We covered up our bits and pieces with small pieces of waterproof material and boogied to the beach to let the ocean do what it wanted with us. The water was so warm I had no need to do my shiver shuffle into the waves (first the feet, then the legs, then a few minutes later the bottom half of my torso, and a few minutes after that the breath hold, and a chilly dive into the water.) I just dove in without a single shiver-me-tata. There aren’t many things as spiritually rejuvenating as floating in warm salty water, with the exception of floating in warm salty water with a cup of spiritually infused chilled alcohol.
As I looked back from my new-found briny oasis I observed Hudson having an equal dose of ‘yes’ rolling in the dark wet sand on the beach, with his Nana, who was definitely not rolling in the sand. Eric too, was enjoying a huge dose of ‘stoke,’ surfing in the ‘way too big for my comfort level’ surf further out. Our little family was living in collective bliss. Don’t be surprised to eventually see a ‘We’re Packin’ up the Wagon, and Moving to Costa Rica!’ blog post in the future.
Our final stop was a bamboo jungle house near Puerto Jimenez, in the Osa Peninsula, about three hours South of Dominical, aka, ‘Collective Bliss.’ After we slowly extracted ourselves from the yummy surf and undertook the futile task of rinsing the sticky wet sand off us, and the ‘I want to be dirty’ baby (while battling Pterodactyl mosquitoes,) we piled back in the vehicles and started our caravan deeper into the jungle.
The further we drove, the deeper we fell into total Zen; so deep, Eric almost fell asleep while driving. The passing green jungle excited us, the occasional rain cleansed us, and the visual hunt for wildlife entertained us.
On this particular day, the final game of the 2014 World Cup happened to be taking place, and the two teenage boys, three grown men, one pre-teen boy, and one restless baby boy, traveling with us, were Jones-ing to witness the outcome. When my bladder required a release, we found a little “why are these Americans stopping here?” local hangout in the middle of “somewhere,” that obviously had a huge flat screen television, that was broadcasting the game of Argentina versus Germany. As the boys got their futbol fix, Huddy and the ladies wandered back to the little pool at the back of the establishment. As we wandered, a kind little boy brought an innocent looking pool floatie over to my son, a plastic floatie, not a brown one. My son proceeded to howl like he had seen an aquatic demon. Little did I know my little guy had a serious fear of colorful pool floaties. Who knew? The ironic thing was, that exact same floatie was waiting in my bag to be used by Hudson at the pool of our vacation house. Great.

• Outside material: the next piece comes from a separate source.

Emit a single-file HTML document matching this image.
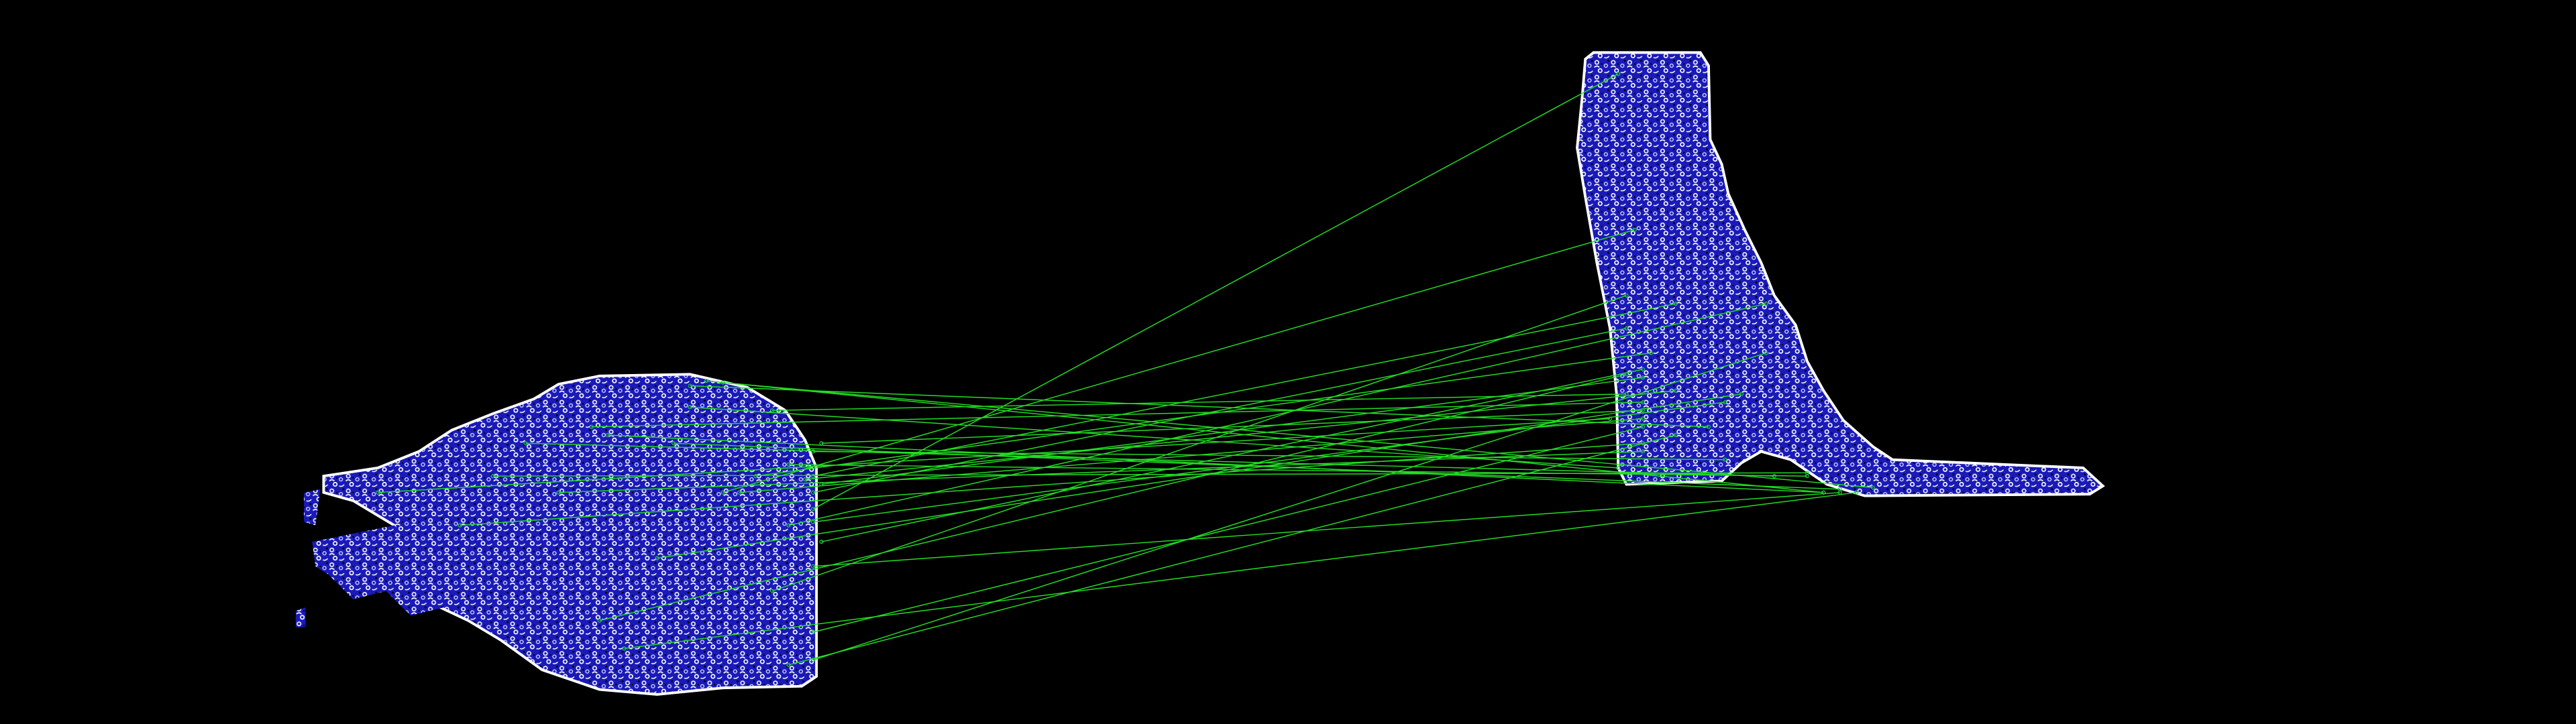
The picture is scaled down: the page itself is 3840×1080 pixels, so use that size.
<!DOCTYPE html>
<html><head><meta charset="utf-8"><style>
html,body{margin:0;padding:0;background:#000;width:3840px;height:1080px;overflow:hidden}
svg{display:block}
</style></head><body>
<svg width="3840" height="1080" viewBox="0 0 1568 441" preserveAspectRatio="none" xmlns="http://www.w3.org/2000/svg">
<defs>
<pattern id="tex" width="10" height="9" patternUnits="userSpaceOnUse">
<rect width="10" height="9" fill="#1a1ab8"/>
<circle cx="2" cy="2" r="1.1" fill="none" stroke="#f0f0ff" stroke-width="0.7"/>
<circle cx="7.5" cy="4" r="1" fill="none" stroke="#c8c8ff" stroke-width="0.6"/>
<circle cx="4" cy="7" r="1.1" fill="none" stroke="#ffffff" stroke-width="0.7"/>
<path d="M0.5 5 q1.5 -1.5 3 0" stroke="#fff" stroke-width="0.7" fill="none"/>
<path d="M6.5 8 q1.5 0.8 3 -0.8" stroke="#fff" stroke-width="0.6" fill="none"/>
<circle cx="9" cy="1" r="0.6" fill="#000"/>
<circle cx="5" cy="3" r="0.5" fill="#000"/>
</pattern>
</defs>
<rect width="1568" height="441" fill="#000"/>
<g>
<path fill="url(#tex)" stroke="#fff" stroke-width="1.6"
 d="M197 290 L230 285 L255 275 L275 262 L300 252 L325 243 L340 234 L365 229 L420 228 L455 236 L478 250 L490 268 L497 285 L497 412 L488 418 L440 419 L400 423 L365 420 L330 408 L305 390 L285 378 L268 370 L250 345 L240 320 L215 305 L197 300 Z"/>
<path fill="url(#tex)" d="M185 300 L195 298 L192 320 L185 318 Z M190 330 L240 320 L265 345 L270 370 L250 375 L235 360 L215 365 L200 350 L192 345 Z M180 372 L186 370 L186 382 L180 382 Z"/>
</g>
<g>
<path fill="url(#tex)" stroke="#fff" stroke-width="1.6"
 d="M970 32 L1035 32 L1040 40 L1041 85 L1048 100 L1052 118 L1062 140 L1072 160 L1080 180 L1093 198 L1100 220 L1110 238 L1122 256 L1140 272 L1152 280 L1268 285 L1280 296 L1272 301 L1135 302 L1112 295 L1090 280 L1072 275 L1060 282 L1048 293 L990 295 L985 285 L984 240 L980 200 L972 160 L965 120 L960 90 L963 60 L965 36 Z"/>
</g>
<g id="matches"></g>
</svg>
<script>
const leftX=[430,440,470,360,370,410,460,450,495,495,495,480,500,400,365,380,495,495,480,440,420,500,495,420,300,320,340,490,480,495,230,280,495,470,500];
const leftY=[232,233,250,260,265,270,290,300,290,300,310,320,330,340,378,395,385,402,405,300,235,270,275,248,290,270,300,292,283,318,300,320,345,360,295];
const rightX=[1110,1140,990,1000,1110,1120,1005,1000,1020,990,985,1075,1000,1060,990,1130,1000,1075,1020,995,1040,1000,1050,985,1100,1080,1000,1020,1100,1050,980,1000,1120,990,1000];
const rightY=[300,297,240,245,300,298,215,255,185,200,45,185,225,240,228,300,260,215,265,140,260,250,280,285,288,290,275,238,290,245,255,270,300,180,230];
const g=document.getElementById('matches');
const NS='http://www.w3.org/2000/svg';
for(let i=0;i<leftX.length;i++){
  const l=document.createElementNS(NS,'line');
  l.setAttribute('x1',leftX[i]);l.setAttribute('y1',leftY[i]);
  l.setAttribute('x2',rightX[i]);l.setAttribute('y2',rightY[i]);
  l.setAttribute('stroke','#22dd22');l.setAttribute('stroke-width','0.6');
  
  
  g.appendChild(l);
  [[leftX[i],leftY[i]],[rightX[i],rightY[i]]].forEach(p=>{
    const c=document.createElementNS(NS,'circle');
    c.setAttribute('cx',p[0]);c.setAttribute('cy',p[1]);c.setAttribute('r','1');
    c.setAttribute('fill','none');c.setAttribute('stroke','#22cc44');c.setAttribute('stroke-width','0.5');
    
    
    g.appendChild(c);
  });
}
</script>
</body></html>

After Germany was named the victor, we made the final trek to Puerto Jimenez and met up with the cosmopolitan local who would be our chef, comedian, caretaker, and guide for the next week. His name was Luis and he was a jovial, sarcastically humorous, Teddy Bear. He was full of jokes, smiles, and excellent cooking prowess. (He regularly made fresh bread and brownies, enough said.) After stocking up on food at the overpriced grocery store, we followed Luis on the dark road to our awaiting jungle house. It only took 15 minutes, but the potholes and ominously dark jungle made it feel like we had traveled an hour into the arcane abyss. Our primitive minds are instinctually fearful of the unknown, and my primitive mind was on fire the further we drove. “Where the heck are we going?!” When we finally made it, my fear of the unknown subsided and I felt as though I had stumbled across a secluded and humid slice of paradise. The house was an architectural masterpiece. Constructed out of bamboo, our new habitation resembled a luxury tree fortress. Well, maybe not a fortress… All the common rooms were open-air so we truly felt like we were living in, and with, the natural elements, mosquitoes and sneaky monkeys included. If were facing a zombie apocalypse, I would not want to live in that house. Well, maybe the mosquitoes would hold them off. No one likes to be itchy, not even zombies.
As we’re examining the house I immediately pulled the “Baby Card” to score us the downstairs master bedroom with the king-sized bed. Sleeping with a huge baby in a full-bed is less than ideal. And there were no “real” railings upstairs, so there was that.

As we settled in, our welcoming committee of a giant ‘maybe a Tarantula’ spider made himself known, and garnered rapt attention from us terrified, yet mesmerized city slickers. He was much more friendly than the flying bloodsuckers.
After stuffing our faces with Luis’ specialty, slightly mysterious, nachos (that definitely went against my “trying to not eat dairy and meat” diet,) and not having to do dishes, I realized that after two days of traveling, I had landed in heaven. Delicious meal + no cooking + no dishes = Heaven.